— start Supplied records —

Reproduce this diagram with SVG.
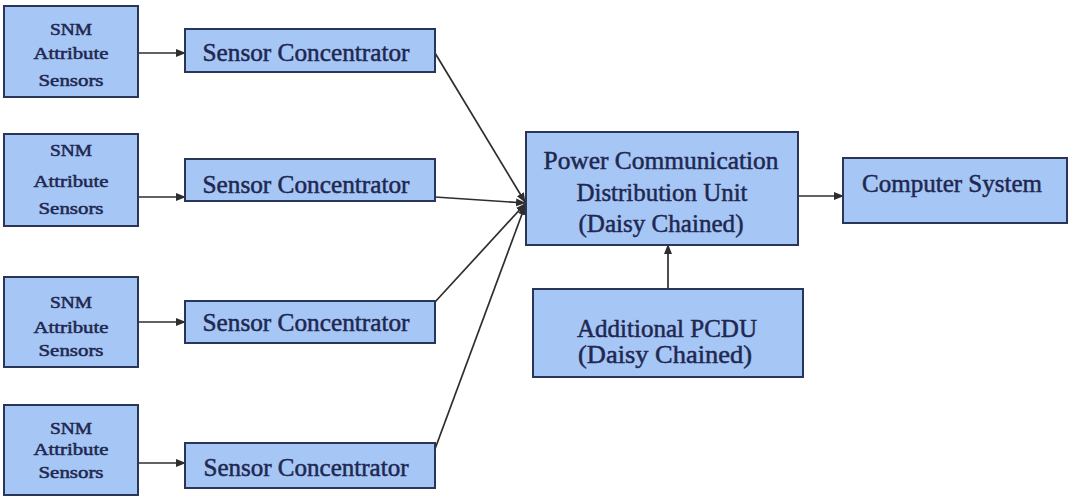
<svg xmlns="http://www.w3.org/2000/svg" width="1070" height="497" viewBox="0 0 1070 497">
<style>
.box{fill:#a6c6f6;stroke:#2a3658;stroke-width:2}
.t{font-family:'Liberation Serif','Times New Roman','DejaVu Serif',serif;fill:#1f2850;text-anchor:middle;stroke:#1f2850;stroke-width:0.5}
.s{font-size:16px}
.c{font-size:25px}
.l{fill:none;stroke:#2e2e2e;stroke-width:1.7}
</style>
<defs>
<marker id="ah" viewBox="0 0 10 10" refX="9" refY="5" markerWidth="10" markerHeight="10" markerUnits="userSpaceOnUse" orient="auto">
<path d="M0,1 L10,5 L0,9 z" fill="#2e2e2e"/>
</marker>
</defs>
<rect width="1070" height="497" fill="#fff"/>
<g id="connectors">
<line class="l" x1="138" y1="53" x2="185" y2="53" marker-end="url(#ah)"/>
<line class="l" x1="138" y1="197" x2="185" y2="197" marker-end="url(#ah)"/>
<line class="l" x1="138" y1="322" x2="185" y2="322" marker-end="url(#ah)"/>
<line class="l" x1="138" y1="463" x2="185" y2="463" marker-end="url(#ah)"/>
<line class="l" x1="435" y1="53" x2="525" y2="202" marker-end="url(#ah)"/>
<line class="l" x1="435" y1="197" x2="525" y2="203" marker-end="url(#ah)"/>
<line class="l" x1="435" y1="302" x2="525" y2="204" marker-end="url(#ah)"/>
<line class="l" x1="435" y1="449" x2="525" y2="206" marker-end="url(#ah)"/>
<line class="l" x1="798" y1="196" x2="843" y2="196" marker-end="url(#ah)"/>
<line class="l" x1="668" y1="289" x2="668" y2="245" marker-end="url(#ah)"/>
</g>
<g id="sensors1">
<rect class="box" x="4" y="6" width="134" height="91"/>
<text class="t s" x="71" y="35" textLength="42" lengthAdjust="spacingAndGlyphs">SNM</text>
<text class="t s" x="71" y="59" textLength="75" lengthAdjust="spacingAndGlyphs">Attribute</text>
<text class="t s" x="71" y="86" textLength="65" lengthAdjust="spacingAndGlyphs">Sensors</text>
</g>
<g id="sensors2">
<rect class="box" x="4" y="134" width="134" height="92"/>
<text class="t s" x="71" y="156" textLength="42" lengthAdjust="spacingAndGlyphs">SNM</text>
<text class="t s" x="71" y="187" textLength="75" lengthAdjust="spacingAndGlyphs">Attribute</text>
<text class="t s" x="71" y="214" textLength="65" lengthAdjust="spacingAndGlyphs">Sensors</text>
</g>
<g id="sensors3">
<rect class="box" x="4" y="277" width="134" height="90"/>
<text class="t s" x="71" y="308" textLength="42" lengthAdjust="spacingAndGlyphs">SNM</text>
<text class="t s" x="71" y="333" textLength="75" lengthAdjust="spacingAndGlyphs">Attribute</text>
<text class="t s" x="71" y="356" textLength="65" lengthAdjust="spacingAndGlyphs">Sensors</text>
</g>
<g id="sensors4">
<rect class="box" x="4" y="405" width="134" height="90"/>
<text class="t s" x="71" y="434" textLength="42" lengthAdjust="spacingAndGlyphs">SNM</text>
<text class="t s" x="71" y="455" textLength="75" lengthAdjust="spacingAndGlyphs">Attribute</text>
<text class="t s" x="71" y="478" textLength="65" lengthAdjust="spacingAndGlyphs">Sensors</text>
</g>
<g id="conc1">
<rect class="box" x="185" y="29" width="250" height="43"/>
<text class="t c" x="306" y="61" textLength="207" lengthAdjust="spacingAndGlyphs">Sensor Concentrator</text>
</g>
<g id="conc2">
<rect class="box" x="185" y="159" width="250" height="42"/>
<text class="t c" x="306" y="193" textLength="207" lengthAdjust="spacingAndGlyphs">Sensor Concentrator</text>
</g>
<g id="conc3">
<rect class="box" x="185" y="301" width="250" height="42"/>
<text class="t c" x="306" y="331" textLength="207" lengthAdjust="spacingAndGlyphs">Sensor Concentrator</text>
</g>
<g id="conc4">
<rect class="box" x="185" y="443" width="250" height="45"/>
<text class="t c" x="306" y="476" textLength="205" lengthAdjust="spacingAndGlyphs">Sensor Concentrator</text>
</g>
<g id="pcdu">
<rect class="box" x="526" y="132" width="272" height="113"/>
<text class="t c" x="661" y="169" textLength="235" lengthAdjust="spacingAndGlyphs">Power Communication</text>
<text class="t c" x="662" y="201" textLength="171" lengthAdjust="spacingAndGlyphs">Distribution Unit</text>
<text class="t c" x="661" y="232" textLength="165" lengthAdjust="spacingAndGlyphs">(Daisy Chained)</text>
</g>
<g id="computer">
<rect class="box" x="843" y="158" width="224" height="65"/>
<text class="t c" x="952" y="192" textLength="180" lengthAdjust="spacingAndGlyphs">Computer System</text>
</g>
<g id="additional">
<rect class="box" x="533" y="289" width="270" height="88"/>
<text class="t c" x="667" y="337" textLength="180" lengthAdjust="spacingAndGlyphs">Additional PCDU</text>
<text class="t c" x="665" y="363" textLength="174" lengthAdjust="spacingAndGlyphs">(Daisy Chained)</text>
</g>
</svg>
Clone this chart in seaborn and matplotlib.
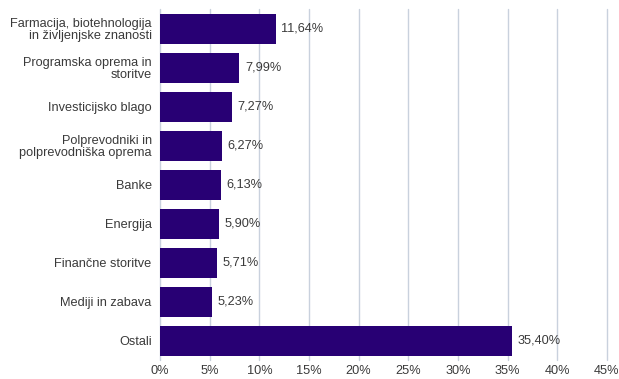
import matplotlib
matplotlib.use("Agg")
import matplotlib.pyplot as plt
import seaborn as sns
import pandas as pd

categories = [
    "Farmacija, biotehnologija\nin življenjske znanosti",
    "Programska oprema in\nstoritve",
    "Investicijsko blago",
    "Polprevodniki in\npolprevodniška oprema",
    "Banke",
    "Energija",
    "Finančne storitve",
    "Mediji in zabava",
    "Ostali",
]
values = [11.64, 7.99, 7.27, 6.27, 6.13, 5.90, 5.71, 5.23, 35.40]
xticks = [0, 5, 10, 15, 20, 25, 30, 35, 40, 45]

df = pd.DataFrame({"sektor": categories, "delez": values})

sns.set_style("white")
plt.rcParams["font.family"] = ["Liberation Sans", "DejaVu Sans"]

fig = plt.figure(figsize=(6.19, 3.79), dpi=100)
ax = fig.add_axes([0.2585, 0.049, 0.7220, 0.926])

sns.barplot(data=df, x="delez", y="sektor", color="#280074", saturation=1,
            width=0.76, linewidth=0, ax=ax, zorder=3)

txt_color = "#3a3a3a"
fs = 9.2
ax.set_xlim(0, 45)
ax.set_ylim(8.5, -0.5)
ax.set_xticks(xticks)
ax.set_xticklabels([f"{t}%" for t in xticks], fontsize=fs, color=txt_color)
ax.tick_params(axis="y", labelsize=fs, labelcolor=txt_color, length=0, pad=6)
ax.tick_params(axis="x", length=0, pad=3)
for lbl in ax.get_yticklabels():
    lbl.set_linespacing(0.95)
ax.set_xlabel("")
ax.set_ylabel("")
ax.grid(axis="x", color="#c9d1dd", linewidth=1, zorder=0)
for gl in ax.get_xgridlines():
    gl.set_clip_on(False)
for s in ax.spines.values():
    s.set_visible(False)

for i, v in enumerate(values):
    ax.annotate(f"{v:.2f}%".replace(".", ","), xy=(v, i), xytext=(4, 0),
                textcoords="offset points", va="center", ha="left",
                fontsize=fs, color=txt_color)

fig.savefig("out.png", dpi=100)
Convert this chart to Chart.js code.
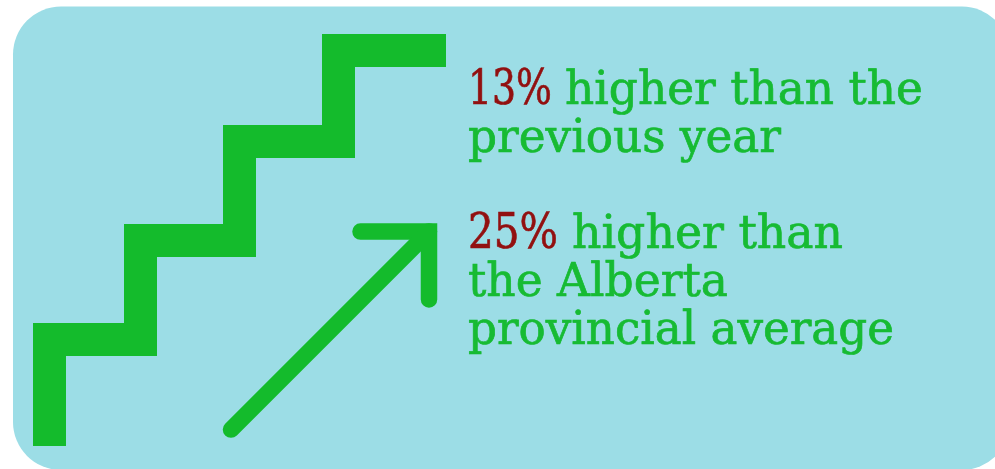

— end Supplied records —

**Task brief:** Repeat the material above word for word and skip every image in it.

**Final answer:**
Reproduce this diagram with SVG.
<svg xmlns="http://www.w3.org/2000/svg" width="1070" height="497" viewBox="0 0 1070 497">
<style>
.box{fill:#a6c6f6;stroke:#2a3658;stroke-width:2}
.t{font-family:'Liberation Serif','Times New Roman','DejaVu Serif',serif;fill:#1f2850;text-anchor:middle;stroke:#1f2850;stroke-width:0.5}
.s{font-size:16px}
.c{font-size:25px}
.l{fill:none;stroke:#2e2e2e;stroke-width:1.7}
</style>
<defs>
<marker id="ah" viewBox="0 0 10 10" refX="9" refY="5" markerWidth="10" markerHeight="10" markerUnits="userSpaceOnUse" orient="auto">
<path d="M0,1 L10,5 L0,9 z" fill="#2e2e2e"/>
</marker>
</defs>
<rect width="1070" height="497" fill="#fff"/>
<g id="connectors">
<line class="l" x1="138" y1="53" x2="185" y2="53" marker-end="url(#ah)"/>
<line class="l" x1="138" y1="197" x2="185" y2="197" marker-end="url(#ah)"/>
<line class="l" x1="138" y1="322" x2="185" y2="322" marker-end="url(#ah)"/>
<line class="l" x1="138" y1="463" x2="185" y2="463" marker-end="url(#ah)"/>
<line class="l" x1="435" y1="53" x2="525" y2="202" marker-end="url(#ah)"/>
<line class="l" x1="435" y1="197" x2="525" y2="203" marker-end="url(#ah)"/>
<line class="l" x1="435" y1="302" x2="525" y2="204" marker-end="url(#ah)"/>
<line class="l" x1="435" y1="449" x2="525" y2="206" marker-end="url(#ah)"/>
<line class="l" x1="798" y1="196" x2="843" y2="196" marker-end="url(#ah)"/>
<line class="l" x1="668" y1="289" x2="668" y2="245" marker-end="url(#ah)"/>
</g>
<g id="sensors1">
<rect class="box" x="4" y="6" width="134" height="91"/>
<text class="t s" x="71" y="35" textLength="42" lengthAdjust="spacingAndGlyphs">SNM</text>
<text class="t s" x="71" y="59" textLength="75" lengthAdjust="spacingAndGlyphs">Attribute</text>
<text class="t s" x="71" y="86" textLength="65" lengthAdjust="spacingAndGlyphs">Sensors</text>
</g>
<g id="sensors2">
<rect class="box" x="4" y="134" width="134" height="92"/>
<text class="t s" x="71" y="156" textLength="42" lengthAdjust="spacingAndGlyphs">SNM</text>
<text class="t s" x="71" y="187" textLength="75" lengthAdjust="spacingAndGlyphs">Attribute</text>
<text class="t s" x="71" y="214" textLength="65" lengthAdjust="spacingAndGlyphs">Sensors</text>
</g>
<g id="sensors3">
<rect class="box" x="4" y="277" width="134" height="90"/>
<text class="t s" x="71" y="308" textLength="42" lengthAdjust="spacingAndGlyphs">SNM</text>
<text class="t s" x="71" y="333" textLength="75" lengthAdjust="spacingAndGlyphs">Attribute</text>
<text class="t s" x="71" y="356" textLength="65" lengthAdjust="spacingAndGlyphs">Sensors</text>
</g>
<g id="sensors4">
<rect class="box" x="4" y="405" width="134" height="90"/>
<text class="t s" x="71" y="434" textLength="42" lengthAdjust="spacingAndGlyphs">SNM</text>
<text class="t s" x="71" y="455" textLength="75" lengthAdjust="spacingAndGlyphs">Attribute</text>
<text class="t s" x="71" y="478" textLength="65" lengthAdjust="spacingAndGlyphs">Sensors</text>
</g>
<g id="conc1">
<rect class="box" x="185" y="29" width="250" height="43"/>
<text class="t c" x="306" y="61" textLength="207" lengthAdjust="spacingAndGlyphs">Sensor Concentrator</text>
</g>
<g id="conc2">
<rect class="box" x="185" y="159" width="250" height="42"/>
<text class="t c" x="306" y="193" textLength="207" lengthAdjust="spacingAndGlyphs">Sensor Concentrator</text>
</g>
<g id="conc3">
<rect class="box" x="185" y="301" width="250" height="42"/>
<text class="t c" x="306" y="331" textLength="207" lengthAdjust="spacingAndGlyphs">Sensor Concentrator</text>
</g>
<g id="conc4">
<rect class="box" x="185" y="443" width="250" height="45"/>
<text class="t c" x="306" y="476" textLength="205" lengthAdjust="spacingAndGlyphs">Sensor Concentrator</text>
</g>
<g id="pcdu">
<rect class="box" x="526" y="132" width="272" height="113"/>
<text class="t c" x="661" y="169" textLength="235" lengthAdjust="spacingAndGlyphs">Power Communication</text>
<text class="t c" x="662" y="201" textLength="171" lengthAdjust="spacingAndGlyphs">Distribution Unit</text>
<text class="t c" x="661" y="232" textLength="165" lengthAdjust="spacingAndGlyphs">(Daisy Chained)</text>
</g>
<g id="computer">
<rect class="box" x="843" y="158" width="224" height="65"/>
<text class="t c" x="952" y="192" textLength="180" lengthAdjust="spacingAndGlyphs">Computer System</text>
</g>
<g id="additional">
<rect class="box" x="533" y="289" width="270" height="88"/>
<text class="t c" x="667" y="337" textLength="180" lengthAdjust="spacingAndGlyphs">Additional PCDU</text>
<text class="t c" x="665" y="363" textLength="174" lengthAdjust="spacingAndGlyphs">(Daisy Chained)</text>
</g>
</svg>
Clone this chart in seaborn and matplotlib.
import matplotlib
matplotlib.use("Agg")
import matplotlib.pyplot as plt
import seaborn as sns
import pandas as pd

categories = [
    "Farmacija, biotehnologija\nin življenjske znanosti",
    "Programska oprema in\nstoritve",
    "Investicijsko blago",
    "Polprevodniki in\npolprevodniška oprema",
    "Banke",
    "Energija",
    "Finančne storitve",
    "Mediji in zabava",
    "Ostali",
]
values = [11.64, 7.99, 7.27, 6.27, 6.13, 5.90, 5.71, 5.23, 35.40]
xticks = [0, 5, 10, 15, 20, 25, 30, 35, 40, 45]

df = pd.DataFrame({"sektor": categories, "delez": values})

sns.set_style("white")
plt.rcParams["font.family"] = ["Liberation Sans", "DejaVu Sans"]

fig = plt.figure(figsize=(6.19, 3.79), dpi=100)
ax = fig.add_axes([0.2585, 0.049, 0.7220, 0.926])

sns.barplot(data=df, x="delez", y="sektor", color="#280074", saturation=1,
            width=0.76, linewidth=0, ax=ax, zorder=3)

txt_color = "#3a3a3a"
fs = 9.2
ax.set_xlim(0, 45)
ax.set_ylim(8.5, -0.5)
ax.set_xticks(xticks)
ax.set_xticklabels([f"{t}%" for t in xticks], fontsize=fs, color=txt_color)
ax.tick_params(axis="y", labelsize=fs, labelcolor=txt_color, length=0, pad=6)
ax.tick_params(axis="x", length=0, pad=3)
for lbl in ax.get_yticklabels():
    lbl.set_linespacing(0.95)
ax.set_xlabel("")
ax.set_ylabel("")
ax.grid(axis="x", color="#c9d1dd", linewidth=1, zorder=0)
for gl in ax.get_xgridlines():
    gl.set_clip_on(False)
for s in ax.spines.values():
    s.set_visible(False)

for i, v in enumerate(values):
    ax.annotate(f"{v:.2f}%".replace(".", ","), xy=(v, i), xytext=(4, 0),
                textcoords="offset points", va="center", ha="left",
                fontsize=fs, color=txt_color)

fig.savefig("out.png", dpi=100)
Convert this chart to Chart.js code.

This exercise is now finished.